Примерно в июле 1682 года, моя сестра, которая была Урсулинкой, получила разрешение приехать. Она привезла с собой служанку, что было как нельзя кстати. Теперь моя сестра помогала мне в воспитании дочери, но у нее случались частые ссоры с ее преподавательницей, и я напрасно пыталась их помирить. На примере некоторых случаев, с которыми я здесь сталкивалась, я ясно видела, что великие дарования не освящают, если только они не сопровождаются глубоким смирением. Я также поняла, что умереть для всего намного более благотворно. Здесь была одна особа, которая считала себя достигшей вершины совершенства, но когда на нее стали обрушиваться испытания, она обнаружила, что еще слишком далека от него.
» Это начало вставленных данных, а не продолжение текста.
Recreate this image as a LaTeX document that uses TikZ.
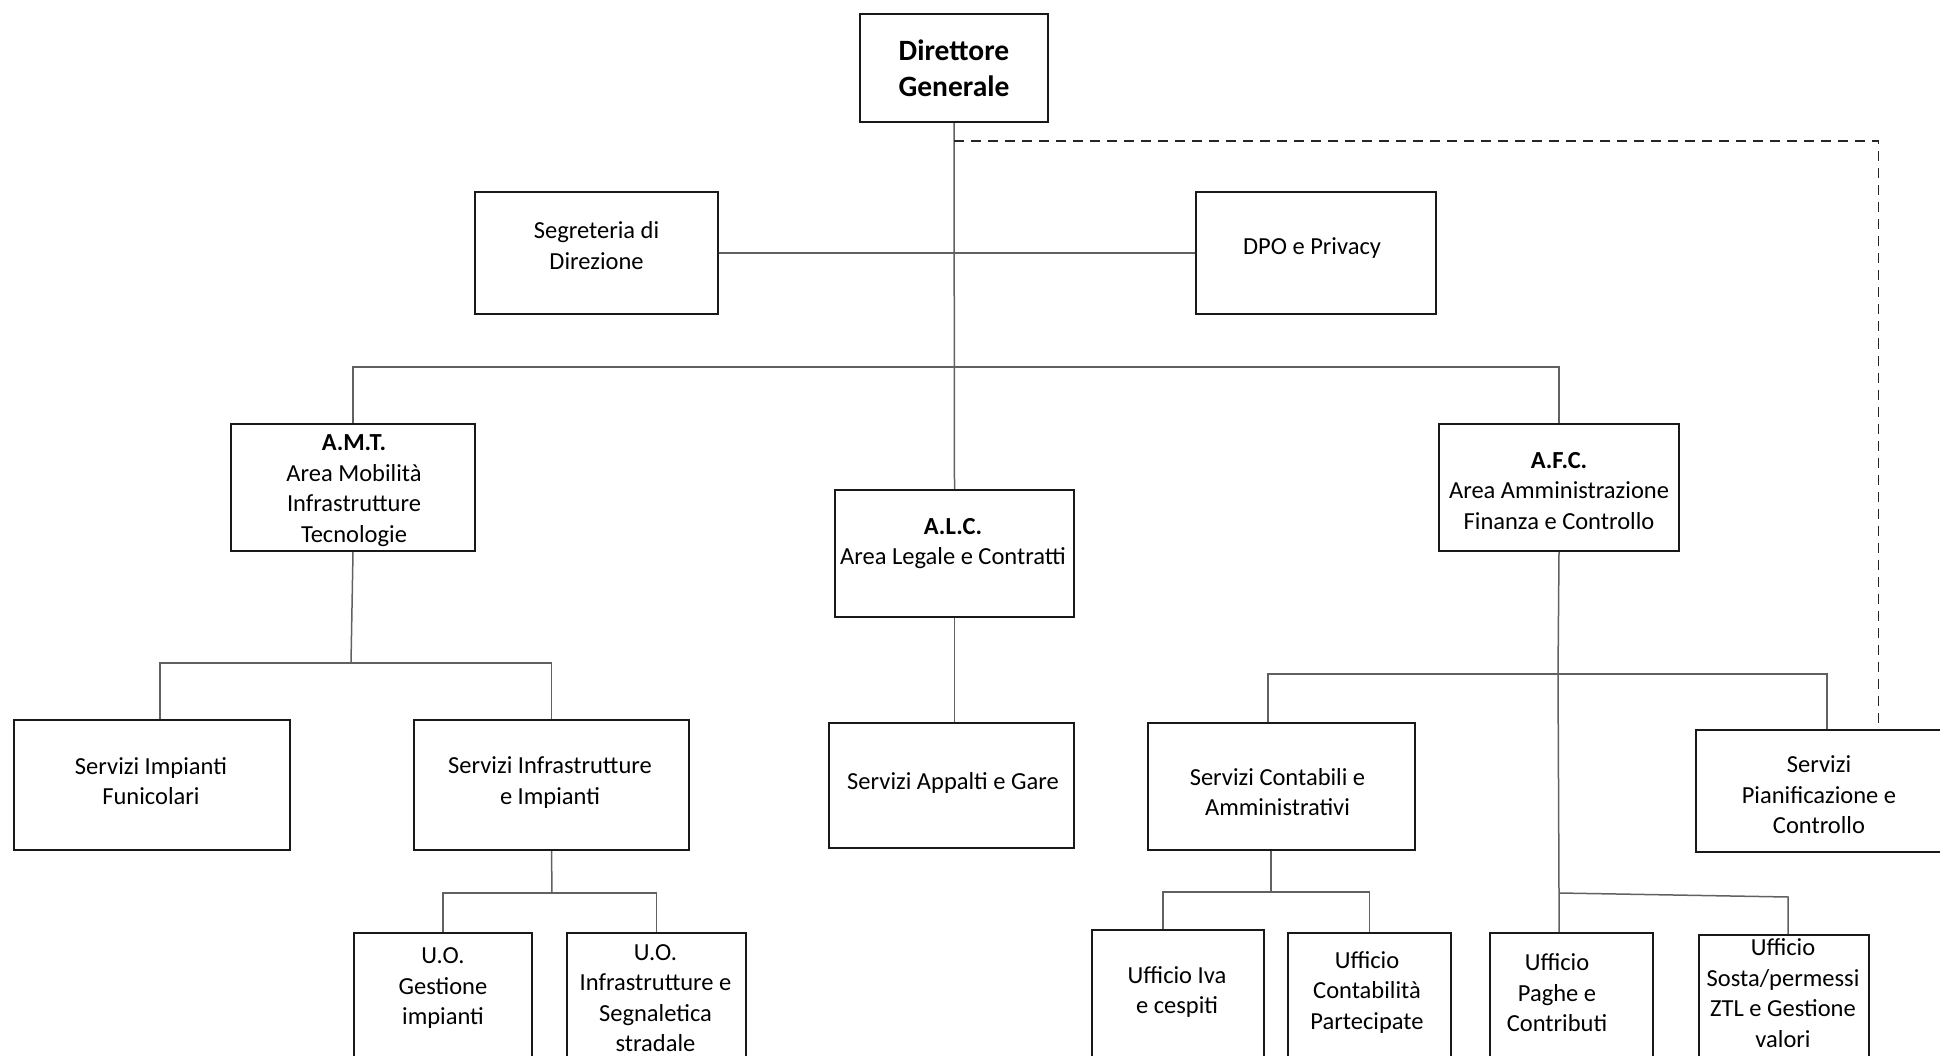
\documentclass[tikz,border=0pt]{standalone}
\usepackage{fontspec}
\setmainfont{Carlito}
\begin{document}
\begin{tikzpicture}[x=1pt,y=-1pt,
  box/.style={draw=black!90, line width=2.4pt, fill=white, inner sep=0pt, align=center, font=\fontsize{24.5}{30.5}\selectfont},
  txt/.style={inner sep=0pt, align=center, font=\fontsize{24.5}{30.5}\selectfont},
  conn/.style={draw=black!62, line width=1.5pt},
  dconn/.style={draw=black!85, line width=1.8pt, dash pattern=on 10pt off 7pt}]
\clip (0,0) rectangle (1940,1056);
\fill[white] (0,0) rectangle (1940,1056);

% top levels
\node[box, minimum width=188pt, minimum height=108pt, font=\fontsize{29.5}{36}\selectfont\bfseries] (dg) at (954,68) {Direttore\\Generale};
\node[box, minimum width=243pt, minimum height=122pt] (seg) at (596.5,253) {};
\node[txt] (segt) at (596.5,245.6) {Segreteria di\\Direzione};
\node[box, minimum width=240pt, minimum height=122pt] (dpo) at (1316,253) {};
\node[txt] (dpot) at (1312,248) {DPO e Privacy};

% areas
\node[box, minimum width=244pt, minimum height=127pt] (amt) at (353,487.5) {};
\node[txt] (amtt) at (354,490.5) {\textbf{A.M.T.}\\Area Mobilità\\Infrastrutture\\Tecnologie};
\node[box, minimum width=239pt, minimum height=127pt] (alc) at (954.5,553.5) {};
\node[txt] (alct) at (953,543.7) {\textbf{A.L.C.}\\Area Legale e Contratti};
\node[box, minimum width=240pt, minimum height=127pt] (afc) at (1559,487.5) {};
\node[txt] (afct) at (1559,490.8) {\textbf{A.F.C.}\\Area Amministrazione\\Finanza e Controllo};

% services
\node[box, minimum width=276pt, minimum height=130pt] (sif) at (152,785) {};
\node[txt] (sift) at (151,781.3) {Servizi Impianti\\Funicolari};
\node[box, minimum width=275pt, minimum height=130pt] (sii) at (551.5,785) {};
\node[txt] (siit) at (550,782.5) {Servizi Infrastrutture\\e Impianti};
\node[box, minimum width=245pt, minimum height=125pt] (sag) at (951.5,785.5) {};
\node[txt] (sagt) at (953,783) {Servizi Appalti e Gare};
\node[box, minimum width=267pt, minimum height=127pt] (sca) at (1281.5,786.5) {};
\node[txt] (scat) at (1277.5,792) {Servizi Contabili e\\Amministrativi};
\node[box, minimum width=249pt, minimum height=122pt] (spc) at (1820.5,791) {};
\node[txt] (spct) at (1819,795) {Servizi\\Pianificazione e\\Controllo};

% bottom offices (cut by page edge)
\node[box, minimum width=178pt, minimum height=148pt, anchor=north] (uog) at (443,932) {};
\node[txt] (uogt) at (443,988.5) {U.O.\\Gestione\\impianti};
\node[box, minimum width=179pt, minimum height=148pt, anchor=north] (uoi) at (656.5,932) {};
\node[txt] (uoit) at (655.5,998) {U.O.\\Infrastrutture e\\Segnaletica\\stradale};
\node[box, minimum width=172pt, minimum height=150pt, anchor=north] (uiva) at (1178,929) {};
\node[txt] (uivat) at (1177,992) {Ufficio Iva\\e cespiti};
\node[box, minimum width=163pt, minimum height=148pt, anchor=north] (ucp) at (1369.5,932) {};
\node[txt] (ucpt) at (1367,992) {Ufficio\\Contabilità\\Partecipate};
\node[box, minimum width=163pt, minimum height=148pt, anchor=north] (upc) at (1571.5,932) {};
\node[txt] (upct) at (1557,993) {Ufficio\\Paghe e\\Contributi};
\node[box, minimum width=170pt, minimum height=146pt, anchor=north] (usz) at (1784,934) {};
\node[txt] (uszt) at (1783,993) {Ufficio\\Sosta/permessi\\ZTL e Gestione\\valori};

% junction coordinates
\coordinate (jtop) at (954,367);
\coordinate (jd) at (954,141);
\coordinate (jamt) at (351,663);
\coordinate (jsii) at (552,893);
\coordinate (jafc) at (1558,674);
\coordinate (jsca) at (1271,892);
\coordinate (jlow) at (1559,893);
\coordinate (jusz) at (1788,897);

% connectors
\draw[conn] (dg.south) -- (alc.north);
\draw[conn] (seg.east) -- (dpo.west);
\draw[conn] (amt.north) |- (jtop) -| (afc.north);
\draw[dconn] (jd) -| ([xshift=58pt]spc.north);

\draw[conn] (amt.south) -- (jamt);
\draw[conn] ([xshift=8pt]sif.north) |- (jamt) -| (sii.north);

\draw[conn] (sii.south) -- (jsii);
\draw[conn] (uog.north) |- (jsii) -| (uoi.north);

\draw[conn] (alc.south) -- (alc.south |- sag.north);

\draw[conn] (afc.south) -- (jafc);
\draw[conn] ([xshift=-13.5pt]sca.north) |- (jafc) -| ([xshift=6.5pt]spc.north);
\draw[conn] (jafc) -- (jlow) -- (jlow |- upc.north);
\draw[conn] (jlow) -- (jusz) -- (usz.north -| jusz);

\draw[conn] (jsca |- sca.south) -- (jsca);
\draw[conn] ([xshift=-15pt]uiva.north) |- (jsca) -| (ucp.north);
\end{tikzpicture}
\end{document}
О мой Бог, как истинно то, что, обладая Твоими дарованиями, мы можем быть так несовершенны и исполнены своего я! И сколь узки врата, ведущие к жизни в Боге! Насколько человеку нужно быть умаленным, чтобы пройти через них, ибо это есть ни что иное, как смерть для самого себя! Но когда мы прошли через них, какая обширная картина раскрывается перед нашим взором! Давид сказал: «Он вывел меня на пространное место» (Псалом 17:20). Именно посредством уничижения и смирения он был приведен туда.
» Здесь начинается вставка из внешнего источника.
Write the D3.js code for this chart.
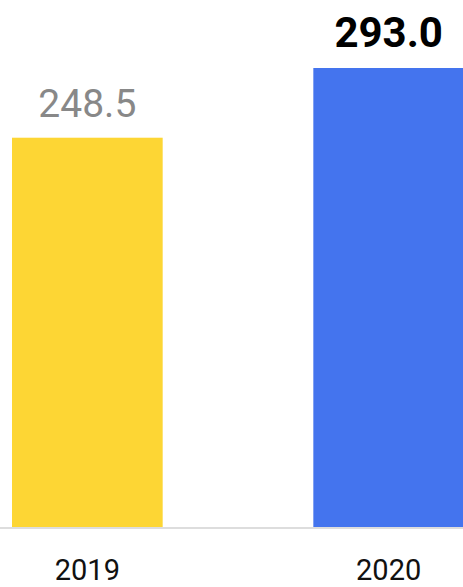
<!DOCTYPE html>
<html>
<head>
<meta charset="utf-8">
<script src="https://cdn.jsdelivr.net/npm/d3@7/dist/d3.min.js"></script>
<style>
  html, body { margin: 0; padding: 0; background: #fff; }
  svg { display: block; font-family: Roboto, "Noto Sans", sans-serif; }
</style>
</head>
<body>
<svg id="chart" width="463" height="587"></svg>
<script>
// Annual totals
const years = ["2019", "2020"];
const values = [248.5, 293.0];
const barColors = ["#FDD634", "#4474EE"];
const labelColors = ["#888888", "#000000"];
const labelWeights = ["400", "700"];
const labelSizes = [39, 42];

const svg = d3.select("#chart");
const baseY = 527;

const x = d3.scaleBand()
  .domain(years)
  .range([12, 464])
  .paddingInner(0.5)
  .paddingOuter(0);

const y = d3.scaleLinear()
  .domain([0, d3.max(values)])
  .range([baseY, 68]);

const data = years.map((yr, i) => ({ year: yr, value: values[i], i }));

// Bars
svg.selectAll("rect.bar")
  .data(data)
  .join("rect")
  .attr("class", "bar")
  .attr("x", d => x(d.year))
  .attr("y", d => y(d.value))
  .attr("width", x.bandwidth())
  .attr("height", d => baseY - y(d.value))
  .attr("fill", d => barColors[d.i]);

// Baseline
svg.append("line")
  .attr("x1", 0).attr("x2", 463)
  .attr("y1", baseY + 1).attr("y2", baseY + 1)
  .attr("stroke", "#dddddd")
  .attr("stroke-width", 2);

// Value labels
svg.selectAll("text.value")
  .data(data)
  .join("text")
  .attr("class", "value")
  .attr("x", d => x(d.year) + x.bandwidth() / 2)
  .attr("y", d => y(d.value) - 21)
  .attr("text-anchor", "middle")
  .attr("font-size", d => labelSizes[d.i])
  .attr("font-weight", d => labelWeights[d.i])
  .attr("fill", d => labelColors[d.i])
  .text(d => d.value.toFixed(1));

// Category axis
const xAxis = d3.axisBottom(x).tickSize(0).tickPadding(0);
const axisG = svg.append("g")
  .attr("transform", `translate(0, ${baseY})`)
  .call(xAxis);
axisG.select(".domain").remove();
axisG.selectAll("text")
  .attr("y", 52.5)
  .attr("dy", null)
  .attr("font-family", "Roboto, 'Noto Sans', sans-serif")
  .attr("font-size", 29)
  .attr("fill", "#111111");
</script>
</body>
</html>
По своем прибытии Отец ля Комб пришел повидать меня. Первое, что он сказал мне, касалось его собственной слабости. Также он говорил мне о необходимости вернуться. Он добавил: «Все выглядит слишком мрачно, и не похоже, чтобы Бог желал употребить меня в этой стране». Епископ Женевы написал Отцу ля Моту о том, чтобы он уговорил меня вернуться, и тот в свою очередь говорил то же самое. Во время первого Великого Поста, который я провела с Урсулинками, я страдала от сильной боли в глазах. Тот самый нарыв, который был у меня раньше между глазом и носом, воспалялся три раза. Затхлость и шумная комната, в которой я жила, также этому способствовали. Мое лицо ужасно распухла, но внутренняя радость была велика. Так удивительно было видеть много добрых творений, которые, не будучи осведомленными, любили и жалели меня, в то время как остальные были исполнены против меня ярости. Большая часть этой ненависти основывалась на абсолютно ложных слухах, ибо они не знали меня и не понимали причины своей ненависти ко мне. Вдобавок ко всем моим скорбям, моя дочь заболела и уже была близка к смерти. Когда ее воспитательница также слегла, то оставалось слишком мало надежды на выздоровление. Но моя душа, предоставив все Богу, продолжала пребывать в состоянии мира и покоя. О главный и единственный предмет моей любви! Не будь в этом мире никакого другого воздаяния за те небольшие поступки, которые мы совершаем или за те знаки поклонения, которые мы Тебе оказываем, разве не достаточно для нас этого прочного умиротворения перед лицом превратностей жизни? Чувства действительно иногда желают отойти в сторону или удалиться в своей праздности, но перед душой, полностью подчиненной Богу, неизменно идет страдание. Говоря о прочном умиротворении, я не имею ввиду человека, который неспособен уклониться в сторону или упасть, ибо совершенное умиротворение возможно только на Небесах. Я называю его прочным и постоянным в сравнении с теми состояниями, которые ему предшествовали, исполненные превратностей и изменчивости. Я не исключаю того, что чувства могут подвергаться страданиям, не исключаю также пробуждения поверхностной неправедности, ибо ее еще необходимо победить. Это может быть сравнимо с очищенным, но тусклым золотом. Оно уже не нуждается в очищении огнем, пройдя через эту операцию, но нуждается только в дополнительной полировке. Как раз это со мной тогда и происходило.